O segundo que ocorreu naquele ano foi do garçom Francisco Laércio, que ao retornar do serviço segurando entre as mãos um copo de café e uma sacola, foi abruptamente surpreendido por policiais que deram disparos em sua cabeça, fazendo ele morrer na mesma hora.
O caso de Francisco é um pouco mais usual, homem jovem e periférico, alvo supostamente preferido pelos agentes escusados da segurança pública. Ainda hoje me pergunto se ter 21 anos em um país onde a morte de cidadãos pretos e periféricos com idade paralela de 20 e 26 anos é 2,8 vezes maior que de que cidadãos brancos seria algo bom ou ruim, pois casos como o de Francisco são, pasmem, bem mais comuns que se imagina.
Ainda naquele ano, repleto de imensuráveis perdas, um caso ganhou notoriedade nacional por sua tamanha desumanidade. Foi possivelmente o caso mais horrendo daquele ano em termos de violência policial, no qual Evaldo Rosa e Luciano Macedo, dois cidadãos periféricos oriundos de uma periferia carioca foram alvejados por tiros vindos de armas do Exército brasileiro, que dispararam mais de 257 vezes contra seu carro – um número que seria omitido pelos seus responsáveis, que sugeriram 80 tiros contra seu carro.
Segundo o delegado que apurou o caso, os soldados assassinos haviam confundido o carro de Evaldo com o carro de supostos assaltantes. Algo que me gera ponderações negativas em termos desta declaração até os dias de hoje é que a cor de Evaldo foi o fator principal que levou os agentes do exército confundi-lo com um assaltante. Tudo isso apenas nos implica um pragmatismo inoperante dos agentes que deviam nos proteger, mas que, contudo, apenas servem para nos matar.
O que mais me enraivou sobre o caso de Evaldo, além de sua morte, foi o então presidente da república, Jair Bolsonaro, que ao ser questionado durante uma entrevista sobre o caso simplesmente respondeu: “O exército não matou ninguém”, sendo para mim, classificado como um ser incapaz de demonstrar qualquer compaixão por povos majoritariamente periféricos e que busca fortalecer uma ideia classicista de categorizar sempre seres periféricos como culpados, nunca como vítimas de um sistema que os mata, prende e ostraciza frequentemente.
Em suma, genocídio não é apenas a morte de um grupo, mas a seletividade de seu apagamento histórico. É talvez a maximização de sua aviltação popular e desejos de sempre estabelecer elementos que classifiquem este grupo seleto como inferior e incapaz de adentrar em certos setores da sociedade.

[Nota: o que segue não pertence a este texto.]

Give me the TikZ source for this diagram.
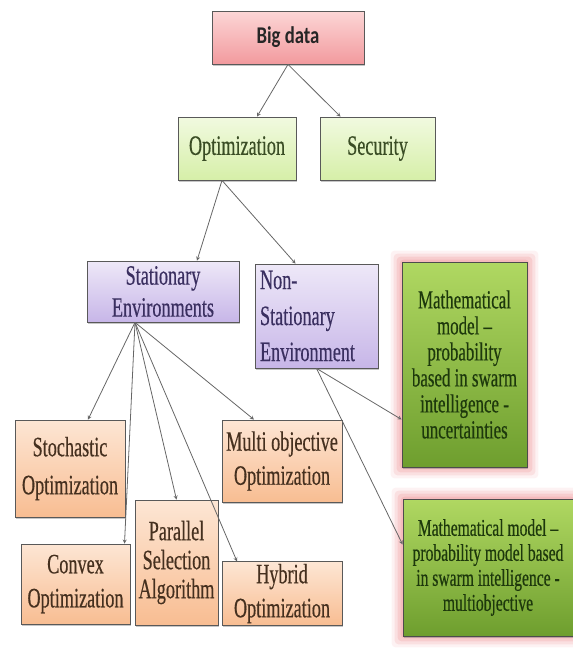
\documentclass[tikz,border=0pt]{standalone}
\usepackage{fontspec}
\setmainfont{Liberation Serif}[FakeStretch=0.65, FakeBold=0.4]
\newfontfamily\titlefont{Carlito}[FakeStretch=0.78]
\usetikzlibrary{calc, shadows, backgrounds}

\definecolor{redtop}{HTML}{FCD6D6}
\definecolor{redbot}{HTML}{F29A9E}
\definecolor{lgtop}{HTML}{F1FAE0}
\definecolor{lgbot}{HTML}{D6EFA8}
\definecolor{lgtext}{HTML}{3A4D25}
\definecolor{purtop}{HTML}{EEE8F8}
\definecolor{purbot}{HTML}{C7B6E8}
\definecolor{purtext}{HTML}{3A2F60}
\definecolor{ortop}{HTML}{FDE6D4}
\definecolor{orbot}{HTML}{F8BD92}
\definecolor{ortext}{HTML}{45301F}
\definecolor{dgtop}{HTML}{B0D862}
\definecolor{dgbot}{HTML}{6E9E2E}
\definecolor{dgtext}{HTML}{1D380C}
\definecolor{glow}{HTML}{F2A9AC}

\begin{document}
\begin{tikzpicture}[x=1pt, y=-1pt,
  box/.style={draw=black!65, line width=0.8pt, align=center, inner sep=2pt,
    drop shadow={shadow xshift=1pt, shadow yshift=-1.5pt, opacity=0.45}},
  redbox/.style={box, top color=redtop, bottom color=redbot, text=black!85,
    font=\titlefont\bfseries\fontsize{24}{28}\selectfont},
  lgbox/.style={box, top color=lgtop, bottom color=lgbot, text=lgtext,
    font=\fontsize{28}{32}\selectfont},
  purbox/.style={box, top color=purtop, bottom color=purbot, text=purtext,
    font=\fontsize{28}{32}\selectfont},
  orbox/.style={box, top color=ortop, bottom color=orbot, text=ortext,
    font=\fontsize{28}{34}\selectfont},
  dgbox/.style={box, draw=black!70, top color=dgtop, bottom color=dgbot, text=dgtext,
    font=\fontsize{26}{26}\selectfont},
  arr/.style={->, >=stealth, draw=black!60, line width=0.8pt}]

\useasboundingbox (0,0) rectangle (573,654);

\node[redbox, minimum width=152pt, minimum height=53pt] (bigdata) at (288,37.5) {Big data};
\node[lgbox, minimum width=118pt, minimum height=63pt] (optim) at (237,148.5) {Optimization};
\node[lgbox, minimum width=115pt, minimum height=63pt] (security) at (377.5,148.5) {Security};

\node[purbox, minimum width=152pt, minimum height=61pt] (stat) at (163,291.5) {Stationary\\Environments};
\node[purbox, minimum width=123pt, minimum height=104pt, text width=113pt, inner sep=5pt, align=left,
  font=\fontsize{28}{36}\selectfont] (nonstat) at (316.5,316) {Non-\\Stationary\\Environment};
\node[dgbox, minimum width=125pt, minimum height=205pt] (uncert) at (464.5,364.5)
  {Mathematical\\model –\\probability\\based in swarm\\intelligence -\\uncertainties};

\node[orbox, minimum width=110pt, minimum height=97pt, font=\fontsize{28}{38}\selectfont] (stoch) at (70,468.5) {Stochastic\\Optimization};
\node[orbox, minimum width=120pt, minimum height=82pt] (multi) at (282,461) {Multi objective\\Optimization};
\node[orbox, minimum width=109pt, minimum height=80pt] (convex) at (75.5,584) {Convex\\Optimization};
\node[orbox, minimum width=83pt, minimum height=125pt, inner sep=1pt, font=\fontsize{28}{29}\selectfont] (parallel) at (176.5,562.5) {Parallel\\Selection\\Algorithm};
\node[orbox, minimum width=120pt, minimum height=63pt] (hybrid) at (282,593.5) {Hybrid\\Optimization};
\node[dgbox, minimum width=170pt, minimum height=137pt, font=\fontsize{24}{25}\selectfont] (multiobj) at (488,567.5)
  {Mathematical model –\\probability model based\\in swarm intelligence -\\multiobjective};

\begin{scope}[on background layer]
\foreach \g/\o in {11/0.15, 8/0.25, 5/0.35, 2/0.5} {
  \fill[glow, opacity=\o, rounded corners=4pt] ($(uncert.south west)+(-\g,\g)$) rectangle ($(uncert.north east)+(\g,-\g)$);
  \fill[glow, opacity=\o, rounded corners=4pt] ($(multiobj.south west)+(-\g,\g)$) rectangle ($(multiobj.north east)+(\g,-\g)$);
}
\end{scope}

\draw[arr] (bigdata.south) -- ($(optim.north)+(20,0)$);
\draw[arr] (bigdata.south) -- ($(security.north)+(-37,0)$);
\draw[arr] ($(optim.south)+(-15,0)$) -- ($(stat.north)+(34,0)$);
\draw[arr] ($(optim.south)+(-15,0)$) -- ($(nonstat.north)+(-21,0)$);
\draw[arr] ($(stat.south)+(-28,0)$) -- ($(stoch.north)+(18,0)$);
\draw[arr] ($(stat.south)+(-28,0)$) -- ($(convex.north)+(49,0)$);
\draw[arr] ($(stat.south)+(-28,0)$) -- (parallel.north);
\draw[arr] ($(stat.south)+(-28,0)$) -- ($(hybrid.north)+(-45,0)$);
\draw[arr] ($(stat.south)+(-28,0)$) -- ($(multi.north)+(-28,0)$);
\draw[arr] (nonstat.south) -- ($(uncert.west)+(0,55)$);
\draw[arr] (nonstat.south) -- ($(multiobj.west)+(0,-23)$);
\end{tikzpicture}
\end{document}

Casos como os de Agatha e Evaldo são mais usuais do que se imagina, eles só reforçam a necessidade de debates prolíficos sobre o genocídio de pessoas como estes e como a negação de certos indivíduos sobre sua morte implica no que considero o fato de que este genocídio não é apenas eficaz infelizmente, mas silencioso como um soco que nos tira a respiração.
É um genocídio que historicamente é omitido por seus responsáveis sempre modificando a acurácia de números, um holocausto racial que nos atinge pois a qualquer hora, a mesma polícia que protege supostos cidadãos de bem, que são inconscientemente classificados como residentes de bairros mais ricos, é a mesma polícia que assassina povos da favela, o meu povo.
Um genocídio brevemente solidificado por agentes midiáticos para a perpetuação de cidadãos pretos nas prisões, um genocídio lento e abrupto simultaneamente, um genocídio feroz e mortal que silencia as verdadeiras vítimas, um genocídio histórico, desumano e silencioso da população preta e periférica.
Em memória de Agatha Felix.
Em memória de Franscisco Laércio.
Em memória de Luciano Macedo.
Em memória das vidas pretas e periféricas perdidas quase sempre por supostas balas perdidas.